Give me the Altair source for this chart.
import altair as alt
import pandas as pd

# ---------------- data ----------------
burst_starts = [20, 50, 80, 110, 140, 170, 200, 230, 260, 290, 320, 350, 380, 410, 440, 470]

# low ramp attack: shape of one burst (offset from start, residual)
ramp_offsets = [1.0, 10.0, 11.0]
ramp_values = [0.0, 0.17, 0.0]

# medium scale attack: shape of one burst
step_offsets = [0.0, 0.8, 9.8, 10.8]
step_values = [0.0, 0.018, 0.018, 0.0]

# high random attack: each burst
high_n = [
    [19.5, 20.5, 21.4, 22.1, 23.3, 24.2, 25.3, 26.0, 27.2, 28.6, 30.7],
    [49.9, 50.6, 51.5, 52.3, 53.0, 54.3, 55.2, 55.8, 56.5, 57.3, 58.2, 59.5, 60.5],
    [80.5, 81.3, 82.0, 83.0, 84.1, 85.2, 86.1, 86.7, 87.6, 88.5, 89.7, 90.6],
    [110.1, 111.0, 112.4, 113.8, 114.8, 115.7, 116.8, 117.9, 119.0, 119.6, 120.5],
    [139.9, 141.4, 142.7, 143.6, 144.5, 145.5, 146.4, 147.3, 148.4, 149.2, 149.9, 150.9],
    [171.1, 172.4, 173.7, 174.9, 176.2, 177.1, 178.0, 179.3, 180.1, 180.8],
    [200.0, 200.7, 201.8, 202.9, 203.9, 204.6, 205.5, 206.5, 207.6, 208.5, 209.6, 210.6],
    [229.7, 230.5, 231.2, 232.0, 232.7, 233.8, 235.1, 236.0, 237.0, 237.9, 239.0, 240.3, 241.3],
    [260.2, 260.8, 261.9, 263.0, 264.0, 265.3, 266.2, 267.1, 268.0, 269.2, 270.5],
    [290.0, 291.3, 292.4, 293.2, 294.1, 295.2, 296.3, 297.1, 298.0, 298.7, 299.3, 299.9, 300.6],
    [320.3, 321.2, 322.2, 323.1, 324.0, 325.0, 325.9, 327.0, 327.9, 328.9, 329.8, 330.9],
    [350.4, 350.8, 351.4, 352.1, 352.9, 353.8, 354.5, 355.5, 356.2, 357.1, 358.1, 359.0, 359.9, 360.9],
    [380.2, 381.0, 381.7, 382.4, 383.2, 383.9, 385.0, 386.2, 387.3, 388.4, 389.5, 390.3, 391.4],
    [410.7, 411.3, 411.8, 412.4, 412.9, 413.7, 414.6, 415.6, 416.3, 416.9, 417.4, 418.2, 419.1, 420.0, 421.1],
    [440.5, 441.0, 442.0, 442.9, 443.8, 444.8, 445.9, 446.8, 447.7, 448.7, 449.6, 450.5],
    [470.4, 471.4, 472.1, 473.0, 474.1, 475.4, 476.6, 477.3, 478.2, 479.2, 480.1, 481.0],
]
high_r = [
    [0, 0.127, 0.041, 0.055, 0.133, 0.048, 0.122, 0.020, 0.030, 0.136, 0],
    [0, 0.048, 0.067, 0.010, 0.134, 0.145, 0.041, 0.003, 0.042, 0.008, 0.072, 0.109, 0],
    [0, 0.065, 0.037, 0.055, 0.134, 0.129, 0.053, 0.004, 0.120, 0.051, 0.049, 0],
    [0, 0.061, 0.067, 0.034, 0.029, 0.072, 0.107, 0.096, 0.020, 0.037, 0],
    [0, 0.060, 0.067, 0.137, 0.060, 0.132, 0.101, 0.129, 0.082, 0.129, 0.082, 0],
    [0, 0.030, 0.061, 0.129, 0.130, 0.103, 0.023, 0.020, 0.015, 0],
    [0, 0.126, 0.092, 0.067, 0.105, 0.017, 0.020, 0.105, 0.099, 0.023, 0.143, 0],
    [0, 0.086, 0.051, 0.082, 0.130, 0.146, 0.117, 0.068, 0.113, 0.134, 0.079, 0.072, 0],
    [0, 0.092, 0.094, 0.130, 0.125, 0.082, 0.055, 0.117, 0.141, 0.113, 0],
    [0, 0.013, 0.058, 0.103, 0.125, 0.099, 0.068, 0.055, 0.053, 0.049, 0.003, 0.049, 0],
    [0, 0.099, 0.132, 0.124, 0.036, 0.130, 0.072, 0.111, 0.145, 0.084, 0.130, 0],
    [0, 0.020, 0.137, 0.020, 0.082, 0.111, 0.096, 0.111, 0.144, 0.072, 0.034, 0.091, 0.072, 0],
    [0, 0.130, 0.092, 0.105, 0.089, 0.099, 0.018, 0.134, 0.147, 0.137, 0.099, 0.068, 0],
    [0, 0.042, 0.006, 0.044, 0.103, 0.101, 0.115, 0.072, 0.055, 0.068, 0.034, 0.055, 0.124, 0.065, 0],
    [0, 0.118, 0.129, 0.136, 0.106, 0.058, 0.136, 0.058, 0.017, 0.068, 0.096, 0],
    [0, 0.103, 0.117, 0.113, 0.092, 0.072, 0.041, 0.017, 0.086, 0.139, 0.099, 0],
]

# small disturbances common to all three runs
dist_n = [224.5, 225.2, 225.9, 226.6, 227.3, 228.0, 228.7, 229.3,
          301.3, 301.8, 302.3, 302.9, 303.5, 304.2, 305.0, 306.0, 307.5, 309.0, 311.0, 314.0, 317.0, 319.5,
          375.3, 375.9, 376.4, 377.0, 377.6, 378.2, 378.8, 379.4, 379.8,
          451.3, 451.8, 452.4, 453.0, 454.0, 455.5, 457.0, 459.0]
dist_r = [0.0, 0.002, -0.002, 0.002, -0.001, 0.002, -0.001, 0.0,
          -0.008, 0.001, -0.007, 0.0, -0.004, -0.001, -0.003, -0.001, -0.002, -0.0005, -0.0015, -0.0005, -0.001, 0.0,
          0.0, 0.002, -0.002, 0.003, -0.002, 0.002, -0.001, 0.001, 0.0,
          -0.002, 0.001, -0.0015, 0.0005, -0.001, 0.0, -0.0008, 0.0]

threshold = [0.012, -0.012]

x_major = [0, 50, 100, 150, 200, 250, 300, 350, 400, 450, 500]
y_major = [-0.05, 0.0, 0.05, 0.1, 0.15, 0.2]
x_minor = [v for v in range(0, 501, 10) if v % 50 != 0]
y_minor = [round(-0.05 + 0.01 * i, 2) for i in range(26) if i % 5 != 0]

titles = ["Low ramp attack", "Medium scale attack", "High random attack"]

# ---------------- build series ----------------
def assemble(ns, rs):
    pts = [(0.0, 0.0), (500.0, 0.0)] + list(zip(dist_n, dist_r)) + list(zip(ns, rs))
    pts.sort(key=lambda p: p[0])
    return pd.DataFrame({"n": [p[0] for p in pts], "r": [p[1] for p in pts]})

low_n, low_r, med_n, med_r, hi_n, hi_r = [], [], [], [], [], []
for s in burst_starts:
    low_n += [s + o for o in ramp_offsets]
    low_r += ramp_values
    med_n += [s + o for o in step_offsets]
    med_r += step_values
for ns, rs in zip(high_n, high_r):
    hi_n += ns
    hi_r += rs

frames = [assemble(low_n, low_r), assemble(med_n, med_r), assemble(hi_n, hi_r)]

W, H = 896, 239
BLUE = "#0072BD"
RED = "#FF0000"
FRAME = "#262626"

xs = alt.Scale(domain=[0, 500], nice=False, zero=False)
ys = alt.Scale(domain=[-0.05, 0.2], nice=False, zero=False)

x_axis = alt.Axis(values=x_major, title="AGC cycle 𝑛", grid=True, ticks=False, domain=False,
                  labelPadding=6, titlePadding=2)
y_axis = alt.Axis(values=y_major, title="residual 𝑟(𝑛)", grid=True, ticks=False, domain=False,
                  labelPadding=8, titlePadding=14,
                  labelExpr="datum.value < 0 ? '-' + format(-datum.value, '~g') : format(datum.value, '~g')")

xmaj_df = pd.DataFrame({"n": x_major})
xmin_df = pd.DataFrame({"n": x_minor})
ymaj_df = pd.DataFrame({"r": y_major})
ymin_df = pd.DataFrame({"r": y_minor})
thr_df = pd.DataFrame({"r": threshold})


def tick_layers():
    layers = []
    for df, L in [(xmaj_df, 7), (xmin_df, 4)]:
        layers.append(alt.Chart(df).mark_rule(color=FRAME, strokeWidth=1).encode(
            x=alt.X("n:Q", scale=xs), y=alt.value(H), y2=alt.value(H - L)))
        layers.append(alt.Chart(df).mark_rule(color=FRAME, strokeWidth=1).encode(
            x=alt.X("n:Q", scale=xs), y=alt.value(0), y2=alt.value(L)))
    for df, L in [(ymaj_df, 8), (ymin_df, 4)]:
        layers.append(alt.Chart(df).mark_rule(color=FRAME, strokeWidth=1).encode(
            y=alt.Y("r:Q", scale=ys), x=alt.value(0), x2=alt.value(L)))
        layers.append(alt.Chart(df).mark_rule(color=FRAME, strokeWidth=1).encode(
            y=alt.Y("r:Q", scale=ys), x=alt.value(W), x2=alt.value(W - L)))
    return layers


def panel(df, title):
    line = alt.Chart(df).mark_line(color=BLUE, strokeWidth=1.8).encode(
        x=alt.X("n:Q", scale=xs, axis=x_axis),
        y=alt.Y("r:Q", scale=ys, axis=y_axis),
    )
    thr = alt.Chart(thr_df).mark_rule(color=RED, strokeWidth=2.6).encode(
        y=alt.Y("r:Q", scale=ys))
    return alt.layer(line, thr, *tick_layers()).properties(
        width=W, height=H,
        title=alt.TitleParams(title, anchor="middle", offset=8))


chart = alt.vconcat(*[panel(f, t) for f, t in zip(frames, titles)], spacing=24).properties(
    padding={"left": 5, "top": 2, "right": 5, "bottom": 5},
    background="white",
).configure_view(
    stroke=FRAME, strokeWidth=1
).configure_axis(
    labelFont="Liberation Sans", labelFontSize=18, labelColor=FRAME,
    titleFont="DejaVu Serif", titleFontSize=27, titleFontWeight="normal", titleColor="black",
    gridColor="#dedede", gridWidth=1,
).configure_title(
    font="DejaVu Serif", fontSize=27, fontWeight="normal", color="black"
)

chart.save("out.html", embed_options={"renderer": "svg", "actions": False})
····················
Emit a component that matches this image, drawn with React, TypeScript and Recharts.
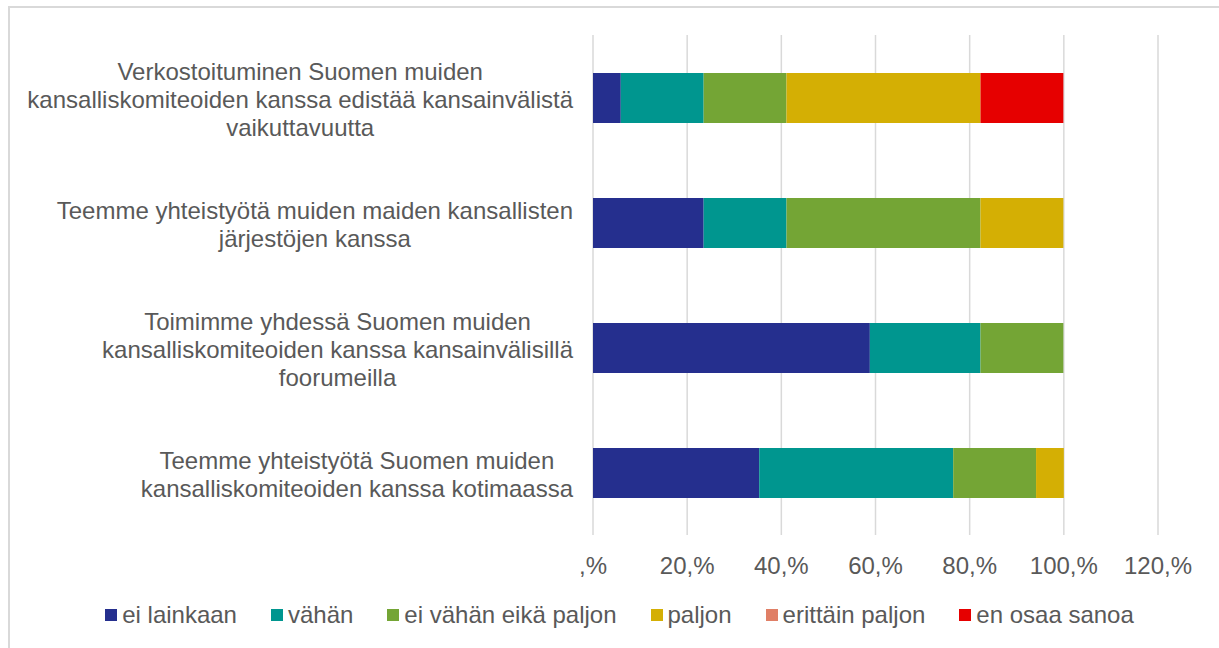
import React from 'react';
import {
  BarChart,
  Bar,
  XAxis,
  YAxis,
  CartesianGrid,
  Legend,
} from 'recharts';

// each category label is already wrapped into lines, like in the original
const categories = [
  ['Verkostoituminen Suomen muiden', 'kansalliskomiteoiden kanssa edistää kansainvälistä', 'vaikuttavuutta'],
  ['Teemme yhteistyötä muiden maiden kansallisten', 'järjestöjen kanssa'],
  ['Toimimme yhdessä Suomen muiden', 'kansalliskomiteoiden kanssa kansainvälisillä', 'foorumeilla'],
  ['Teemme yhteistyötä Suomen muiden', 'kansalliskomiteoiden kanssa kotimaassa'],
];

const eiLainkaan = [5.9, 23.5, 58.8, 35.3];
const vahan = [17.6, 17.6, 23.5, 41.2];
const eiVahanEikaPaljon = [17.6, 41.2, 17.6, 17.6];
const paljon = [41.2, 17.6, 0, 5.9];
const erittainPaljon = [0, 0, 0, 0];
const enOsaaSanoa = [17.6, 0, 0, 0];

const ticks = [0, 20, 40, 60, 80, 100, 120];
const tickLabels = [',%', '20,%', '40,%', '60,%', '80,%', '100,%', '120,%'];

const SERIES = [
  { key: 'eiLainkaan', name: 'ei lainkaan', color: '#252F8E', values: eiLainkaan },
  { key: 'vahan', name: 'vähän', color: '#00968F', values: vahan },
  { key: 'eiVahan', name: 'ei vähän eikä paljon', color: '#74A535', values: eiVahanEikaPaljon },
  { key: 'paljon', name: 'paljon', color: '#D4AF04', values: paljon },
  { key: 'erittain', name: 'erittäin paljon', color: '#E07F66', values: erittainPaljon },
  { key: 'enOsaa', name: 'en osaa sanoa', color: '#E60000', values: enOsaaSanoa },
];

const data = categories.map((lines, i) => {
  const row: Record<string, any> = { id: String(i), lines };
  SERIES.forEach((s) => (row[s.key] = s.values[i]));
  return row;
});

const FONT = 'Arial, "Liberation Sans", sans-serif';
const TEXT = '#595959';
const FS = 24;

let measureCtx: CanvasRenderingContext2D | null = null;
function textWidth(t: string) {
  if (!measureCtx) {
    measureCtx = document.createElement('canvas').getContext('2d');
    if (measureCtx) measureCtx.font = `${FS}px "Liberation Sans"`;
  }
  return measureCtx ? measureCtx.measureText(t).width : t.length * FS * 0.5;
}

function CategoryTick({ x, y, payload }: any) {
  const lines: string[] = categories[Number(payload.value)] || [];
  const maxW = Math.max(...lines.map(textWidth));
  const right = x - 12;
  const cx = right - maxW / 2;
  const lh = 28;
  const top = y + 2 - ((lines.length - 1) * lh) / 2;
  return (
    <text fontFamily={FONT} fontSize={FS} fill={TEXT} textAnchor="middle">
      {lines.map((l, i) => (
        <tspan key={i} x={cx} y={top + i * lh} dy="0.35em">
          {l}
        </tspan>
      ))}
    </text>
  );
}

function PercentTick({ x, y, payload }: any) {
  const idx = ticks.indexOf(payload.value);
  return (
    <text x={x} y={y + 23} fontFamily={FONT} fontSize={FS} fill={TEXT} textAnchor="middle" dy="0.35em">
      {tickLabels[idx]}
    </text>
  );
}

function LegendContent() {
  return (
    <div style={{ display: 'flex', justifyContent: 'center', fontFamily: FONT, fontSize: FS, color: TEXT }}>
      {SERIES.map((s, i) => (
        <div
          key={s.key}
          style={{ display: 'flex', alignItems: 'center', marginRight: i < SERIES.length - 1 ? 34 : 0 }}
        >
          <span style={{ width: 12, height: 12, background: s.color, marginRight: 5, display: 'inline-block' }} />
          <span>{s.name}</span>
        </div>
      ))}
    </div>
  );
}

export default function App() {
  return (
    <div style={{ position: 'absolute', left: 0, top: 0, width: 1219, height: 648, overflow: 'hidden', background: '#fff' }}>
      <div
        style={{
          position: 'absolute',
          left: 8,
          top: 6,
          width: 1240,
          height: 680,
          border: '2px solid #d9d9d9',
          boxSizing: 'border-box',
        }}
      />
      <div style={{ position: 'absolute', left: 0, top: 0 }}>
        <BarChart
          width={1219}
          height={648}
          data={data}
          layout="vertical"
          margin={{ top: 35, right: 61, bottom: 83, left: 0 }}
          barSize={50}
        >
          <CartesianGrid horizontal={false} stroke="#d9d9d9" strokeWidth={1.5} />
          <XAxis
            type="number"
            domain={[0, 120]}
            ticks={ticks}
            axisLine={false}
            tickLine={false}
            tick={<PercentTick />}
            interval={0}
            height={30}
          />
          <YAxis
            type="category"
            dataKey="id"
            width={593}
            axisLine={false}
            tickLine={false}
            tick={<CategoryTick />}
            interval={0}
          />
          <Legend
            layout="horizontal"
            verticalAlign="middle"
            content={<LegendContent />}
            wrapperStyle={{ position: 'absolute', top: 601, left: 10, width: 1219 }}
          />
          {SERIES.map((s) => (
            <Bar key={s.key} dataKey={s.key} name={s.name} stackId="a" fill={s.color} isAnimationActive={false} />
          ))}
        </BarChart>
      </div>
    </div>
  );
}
····················
What to do: Exactly as written, return the lines from the line containing "Give me the Altair source for this chart." through the line containing "410, 440, 470]", both included.

Exercise answer:
Give me the Altair source for this chart.
import altair as alt
import pandas as pd

# ---------------- data ----------------
burst_starts = [20, 50, 80, 110, 140, 170, 200, 230, 260, 290, 320, 350, 380, 410, 440, 470]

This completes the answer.